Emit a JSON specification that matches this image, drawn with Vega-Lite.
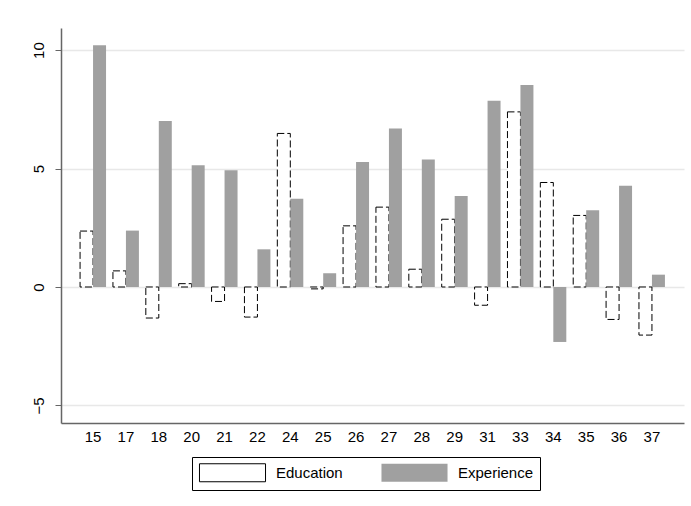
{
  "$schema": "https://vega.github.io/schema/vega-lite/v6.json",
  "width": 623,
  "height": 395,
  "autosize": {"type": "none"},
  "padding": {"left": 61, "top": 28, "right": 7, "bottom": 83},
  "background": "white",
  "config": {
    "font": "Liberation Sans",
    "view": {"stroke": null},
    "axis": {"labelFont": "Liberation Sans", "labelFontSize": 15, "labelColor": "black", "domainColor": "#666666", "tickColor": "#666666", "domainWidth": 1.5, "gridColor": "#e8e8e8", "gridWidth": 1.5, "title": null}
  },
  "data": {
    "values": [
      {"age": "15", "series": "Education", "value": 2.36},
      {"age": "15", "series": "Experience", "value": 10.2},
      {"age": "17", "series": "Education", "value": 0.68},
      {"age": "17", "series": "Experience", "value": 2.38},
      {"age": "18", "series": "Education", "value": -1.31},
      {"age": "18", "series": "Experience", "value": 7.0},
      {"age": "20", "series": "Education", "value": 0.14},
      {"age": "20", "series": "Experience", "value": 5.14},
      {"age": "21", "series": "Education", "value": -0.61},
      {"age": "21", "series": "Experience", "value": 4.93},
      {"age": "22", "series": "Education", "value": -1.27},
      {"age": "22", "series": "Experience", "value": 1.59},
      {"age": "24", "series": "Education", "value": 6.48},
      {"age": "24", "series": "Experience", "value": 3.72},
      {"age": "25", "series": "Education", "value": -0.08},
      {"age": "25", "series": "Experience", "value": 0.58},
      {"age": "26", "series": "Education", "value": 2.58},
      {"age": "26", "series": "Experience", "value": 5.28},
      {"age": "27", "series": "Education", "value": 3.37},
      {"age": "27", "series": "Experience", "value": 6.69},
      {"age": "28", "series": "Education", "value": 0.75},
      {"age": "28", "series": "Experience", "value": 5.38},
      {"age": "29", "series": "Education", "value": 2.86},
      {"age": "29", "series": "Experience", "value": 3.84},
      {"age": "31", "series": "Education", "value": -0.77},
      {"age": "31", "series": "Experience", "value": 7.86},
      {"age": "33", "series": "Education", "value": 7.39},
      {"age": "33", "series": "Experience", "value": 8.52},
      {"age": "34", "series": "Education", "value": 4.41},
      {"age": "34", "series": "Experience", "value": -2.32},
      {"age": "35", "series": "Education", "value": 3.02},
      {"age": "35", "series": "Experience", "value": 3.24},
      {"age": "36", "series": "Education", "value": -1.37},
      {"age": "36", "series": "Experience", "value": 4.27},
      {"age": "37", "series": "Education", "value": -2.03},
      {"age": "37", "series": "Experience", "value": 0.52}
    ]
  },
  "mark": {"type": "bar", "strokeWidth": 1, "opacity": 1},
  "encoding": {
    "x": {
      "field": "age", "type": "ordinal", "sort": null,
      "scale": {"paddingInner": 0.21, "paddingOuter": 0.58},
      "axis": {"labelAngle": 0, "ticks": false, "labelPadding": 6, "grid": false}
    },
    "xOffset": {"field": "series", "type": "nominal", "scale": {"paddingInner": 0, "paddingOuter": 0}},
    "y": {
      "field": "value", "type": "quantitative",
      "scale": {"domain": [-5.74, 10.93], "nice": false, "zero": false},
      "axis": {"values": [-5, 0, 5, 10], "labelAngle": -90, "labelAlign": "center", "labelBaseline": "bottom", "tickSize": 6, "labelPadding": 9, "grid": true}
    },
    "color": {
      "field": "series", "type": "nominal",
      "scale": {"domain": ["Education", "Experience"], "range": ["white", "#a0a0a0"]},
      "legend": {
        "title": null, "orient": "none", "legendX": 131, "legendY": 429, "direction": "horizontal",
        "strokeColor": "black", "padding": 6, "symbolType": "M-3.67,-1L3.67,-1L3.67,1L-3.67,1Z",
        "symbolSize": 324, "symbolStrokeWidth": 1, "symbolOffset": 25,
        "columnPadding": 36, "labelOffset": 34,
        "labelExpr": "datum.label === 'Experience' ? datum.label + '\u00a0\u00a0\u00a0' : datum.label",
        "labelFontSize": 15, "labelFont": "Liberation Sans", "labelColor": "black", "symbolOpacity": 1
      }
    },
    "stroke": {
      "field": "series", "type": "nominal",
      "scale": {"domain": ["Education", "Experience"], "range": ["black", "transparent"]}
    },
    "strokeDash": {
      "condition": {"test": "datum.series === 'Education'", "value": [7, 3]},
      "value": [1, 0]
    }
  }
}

> _TO BE DONE_
Output the lines above in full and exactly as given, omitting any pictures.

> _FULL RESPONSE_
Emit a JSON specification that matches this image, drawn with Vega-Lite.
{
  "$schema": "https://vega.github.io/schema/vega-lite/v6.json",
  "width": 623,
  "height": 395,
  "autosize": {"type": "none"},
  "padding": {"left": 61, "top": 28, "right": 7, "bottom": 83},
  "background": "white",
  "config": {
    "font": "Liberation Sans",
    "view": {"stroke": null},
    "axis": {"labelFont": "Liberation Sans", "labelFontSize": 15, "labelColor": "black", "domainColor": "#666666", "tickColor": "#666666", "domainWidth": 1.5, "gridColor": "#e8e8e8", "gridWidth": 1.5, "title": null}
  },
  "data": {
    "values": [
      {"age": "15", "series": "Education", "value": 2.36},
      {"age": "15", "series": "Experience", "value": 10.2},
      {"age": "17", "series": "Education", "value": 0.68},
      {"age": "17", "series": "Experience", "value": 2.38},
      {"age": "18", "series": "Education", "value": -1.31},
      {"age": "18", "series": "Experience", "value": 7.0},
      {"age": "20", "series": "Education", "value": 0.14},
      {"age": "20", "series": "Experience", "value": 5.14},
      {"age": "21", "series": "Education", "value": -0.61},
      {"age": "21", "series": "Experience", "value": 4.93},
      {"age": "22", "series": "Education", "value": -1.27},
      {"age": "22", "series": "Experience", "value": 1.59},
      {"age": "24", "series": "Education", "value": 6.48},
      {"age": "24", "series": "Experience", "value": 3.72},
      {"age": "25", "series": "Education", "value": -0.08},
      {"age": "25", "series": "Experience", "value": 0.58},
      {"age": "26", "series": "Education", "value": 2.58},
      {"age": "26", "series": "Experience", "value": 5.28},
      {"age": "27", "series": "Education", "value": 3.37},
      {"age": "27", "series": "Experience", "value": 6.69},
      {"age": "28", "series": "Education", "value": 0.75},
      {"age": "28", "series": "Experience", "value": 5.38},
      {"age": "29", "series": "Education", "value": 2.86},
      {"age": "29", "series": "Experience", "value": 3.84},
      {"age": "31", "series": "Education", "value": -0.77},
      {"age": "31", "series": "Experience", "value": 7.86},
      {"age": "33", "series": "Education", "value": 7.39},
      {"age": "33", "series": "Experience", "value": 8.52},
      {"age": "34", "series": "Education", "value": 4.41},
      {"age": "34", "series": "Experience", "value": -2.32},
      {"age": "35", "series": "Education", "value": 3.02},
      {"age": "35", "series": "Experience", "value": 3.24},
      {"age": "36", "series": "Education", "value": -1.37},
      {"age": "36", "series": "Experience", "value": 4.27},
      {"age": "37", "series": "Education", "value": -2.03},
      {"age": "37", "series": "Experience", "value": 0.52}
    ]
  },
  "mark": {"type": "bar", "strokeWidth": 1, "opacity": 1},
  "encoding": {
    "x": {
      "field": "age", "type": "ordinal", "sort": null,
      "scale": {"paddingInner": 0.21, "paddingOuter": 0.58},
      "axis": {"labelAngle": 0, "ticks": false, "labelPadding": 6, "grid": false}
    },
    "xOffset": {"field": "series", "type": "nominal", "scale": {"paddingInner": 0, "paddingOuter": 0}},
    "y": {
      "field": "value", "type": "quantitative",
      "scale": {"domain": [-5.74, 10.93], "nice": false, "zero": false},
      "axis": {"values": [-5, 0, 5, 10], "labelAngle": -90, "labelAlign": "center", "labelBaseline": "bottom", "tickSize": 6, "labelPadding": 9, "grid": true}
    },
    "color": {
      "field": "series", "type": "nominal",
      "scale": {"domain": ["Education", "Experience"], "range": ["white", "#a0a0a0"]},
      "legend": {
        "title": null, "orient": "none", "legendX": 131, "legendY": 429, "direction": "horizontal",
        "strokeColor": "black", "padding": 6, "symbolType": "M-3.67,-1L3.67,-1L3.67,1L-3.67,1Z",
        "symbolSize": 324, "symbolStrokeWidth": 1, "symbolOffset": 25,
        "columnPadding": 36, "labelOffset": 34,
        "labelExpr": "datum.label === 'Experience' ? datum.label + '\u00a0\u00a0\u00a0' : datum.label",
        "labelFontSize": 15, "labelFont": "Liberation Sans", "labelColor": "black", "symbolOpacity": 1
      }
    },
    "stroke": {
      "field": "series", "type": "nominal",
      "scale": {"domain": ["Education", "Experience"], "range": ["black", "transparent"]}
    },
    "strokeDash": {
      "condition": {"test": "datum.series === 'Education'", "value": [7, 3]},
      "value": [1, 0]
    }
  }
}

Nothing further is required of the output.